Well..., we have winter clothes as we live in the North of France, not warm enough though for the Mantreal winter, but I gues should be fine for jumping into the taxi at the airport. Any advice for where to buy winter clothes not to expensive?
Thanks!!


----------



## Auld Yin (Mar 10, 2009)

francmex said:


> Hi,
> Thanks for you replay.
> The 15th of May is the deadline to make valid our PR, otherwise we simply lose it, and then have to go again all over the application process.
> 
> ...


Funny but after I wrote and sent it I suspected that would be the reason. Me stupid.
There are plenty of places to buy good, inexpensive winter clothes. Mark's Work Warehouse is a large chain that is popular for winter clothing. Has everything from winter underwear to all types of outer clothing for kids and adults. There will be/are many other places. 
Good luck with your decision.


----------



## francmex (Aug 4, 2008)

Thank you!!


----------



## Yerdouj (Sep 20, 2011)

One thing you should be prepared for moving to Montreal is that "moving day" there is July 1 - all leases begin on that day. So it's easier to find an apartment starting on that day, but it's very hard to find a mover! 
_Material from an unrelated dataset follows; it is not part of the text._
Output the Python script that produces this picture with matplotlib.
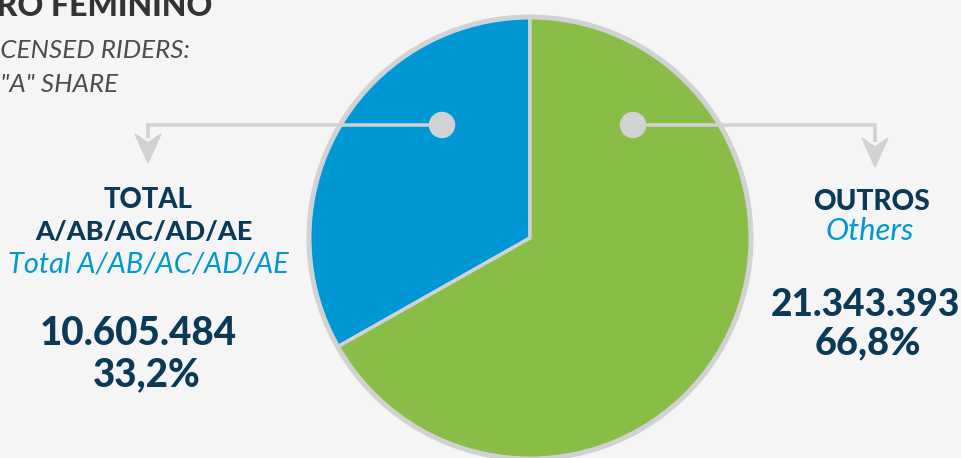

There are places available any time of year however. Not sure what kind of place you're looking for, but the students leave in April or May and many of them want to sublet for the remainder of their lease. Sometimes you can take over the lease, or at least have a place to live for a month or two while you find something more permanent.
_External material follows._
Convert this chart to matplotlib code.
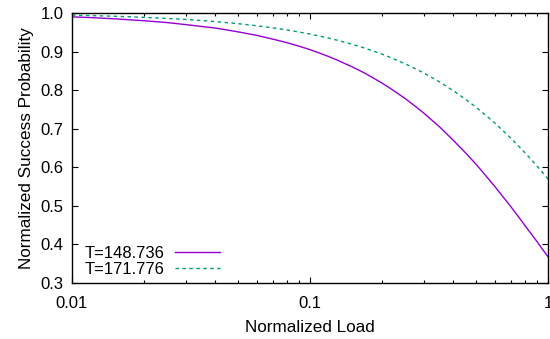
import matplotlib
matplotlib.use("Agg")
import matplotlib.pyplot as plt
from matplotlib.ticker import FixedLocator, NullFormatter, LogLocator

load = [0.01, 0.012, 0.015, 0.02, 0.025, 0.03, 0.04, 0.05, 0.06, 0.07, 0.08, 0.09,
        0.1, 0.11, 0.12, 0.13, 0.15, 0.17, 0.2, 0.22, 0.25, 0.28, 0.3, 0.35,
        0.4, 0.45, 0.5, 0.55, 0.6, 0.65, 0.7, 0.75, 0.8, 0.85, 0.9, 0.95, 1.0]
p_148 = [0.990, 0.9881, 0.985, 0.980, 0.9753, 0.970, 0.961, 0.951, 0.9418, 0.932, 0.9231, 0.9139,
         0.905, 0.8958, 0.8869, 0.878, 0.8607, 0.844, 0.819, 0.8025, 0.779, 0.7558, 0.741, 0.705,
         0.670, 0.6376, 0.607, 0.5769, 0.549, 0.5220, 0.497, 0.4724, 0.449, 0.4274, 0.407, 0.3867, 0.368]
p_171 = [0.9944, 0.9933, 0.9916, 0.9888, 0.9860, 0.9833, 0.9778, 0.9723, 0.9668, 0.9614, 0.9560, 0.9507,
         0.9453, 0.9400, 0.9348, 0.9295, 0.9191, 0.9089, 0.8937, 0.8836, 0.8688, 0.8543, 0.8448, 0.8214,
         0.7986, 0.7764, 0.7550, 0.7340, 0.7138, 0.6938, 0.6748, 0.6559, 0.6378, 0.6200, 0.6029, 0.5861, 0.5699]
labels = ["T=148.736", "T=171.776"]
xticks = [0.01, 0.1, 1]
xticklabels = ["0.01", "0.1", "1"]
yticks = [0.3, 0.4, 0.5, 0.6, 0.7, 0.8, 0.9, 1.0]

plt.rcParams['font.family'] = ['Liberation Sans', 'DejaVu Sans']

fig = plt.figure(figsize=(5.5, 3.39), dpi=100)
ax = fig.add_axes([72/550, (339-283)/339, (548-72)/550, (283-13)/339])

l1, = ax.plot(load, p_148, color='#9400d3', lw=1.0, label=labels[0])
l2, = ax.plot(load, p_171, color='#009e73', lw=1.0, ls=(0, (2.5, 2.5)), label=labels[1])

ax.set_xscale('log')
ax.set_xlim(0.01, 1)
ax.set_ylim(0.3, 1.0)
ax.xaxis.set_major_locator(FixedLocator(xticks))
ax.set_xticklabels(xticklabels)
ax.xaxis.set_minor_locator(LogLocator(base=10, subs=range(2, 10)))
ax.xaxis.set_minor_formatter(NullFormatter())
ax.set_yticks(yticks)
ax.set_yticklabels([f"{v:.1f}" for v in yticks])

ax.tick_params(axis='both', which='major', direction='in', length=4.5, width=0.8,
               top=True, right=True, labelsize=12, colors='black')
ax.tick_params(axis='x', which='major', pad=9)
ax.tick_params(axis='y', which='major', pad=6)
ax.tick_params(axis='both', which='minor', direction='in', length=2.2, width=0.8,
               top=True, right=True)
for s in ax.spines.values():
    s.set_linewidth(1.0)

ax.set_xlabel("Normalized Load", fontsize=12.3, labelpad=7)
ax.set_ylabel("Normalized Success Probability", fontsize=12.3, labelpad=5)

leg = ax.legend(loc='lower left', frameon=False, fontsize=12, markerfirst=False,
                handlelength=2.7, handletextpad=0.6, labelspacing=0.05,
                borderpad=0.0, borderaxespad=0.0,
                bbox_to_anchor=((85-72)/476, (283-277)/270))

fig.savefig("out.png", dpi=100)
Montreal is a fabulous city, you are going to love it! Good luck!


----------



## JGK (Dec 12, 2009)

Auld Yin said:


> Funny but after I wrote and sent it I suspected that would be the reason. Me stupid.
> There are plenty of places to buy good, inexpensive winter clothes. *Mark's Work Warehouse* is a large chain that is popular for winter clothing. Has everything from winter underwear to all types of outer clothing for kids and adults. There will be/are many other places.
> Good luck with your decision.


I wouldn't try looking for Mark's Work Warehouse in Quebec as you'll never find one. the chain is called L'equipper Just as Home Outfitters is Deco Decouverte and KFC is PFK. those wacky Quebecers eh :ranger:


----------



## francmex (Aug 4, 2008)

JGK said:


> I wouldn't try looking for Mark's Work Warehouse in Quebec as you'll never find one. the chain is called L'equipper Just as Home Outfitters is Deco Decouverte and KFC is PFK. those wacky Quebecers eh :ranger:




Thank you JGK, 
I found out when trying to get the info. I'm glad you're telling me abot KFC, we love it and at least we know what to look for.


----------



## francmex (Aug 4, 2008)

Yerdouj said:


> One thing you should be prepared for moving to Montreal is that "moving day" there is July 1 - all leases begin on that day. So it's easier to find an apartment starting on that day, but it's very hard to find a mover!
> 
> There are places available any time of year however. Not sure what kind of place you're looking for, but the students leave in April or May and many of them want to sublet for the remainder of their lease. Sometimes you can take over the lease, or at least have a place to live for a month or two while you find something more permanent.
> 
> Montreal is a fabulous city, you are going to love it! Good luck!



Hi Yerdouj,
Thank you for your advice. It's very helpful. 
Actually we are thinking to rent a furnished studio or apartment for one or two months and then move somewhere else for long term. Do you think we could find something before July 1?


----------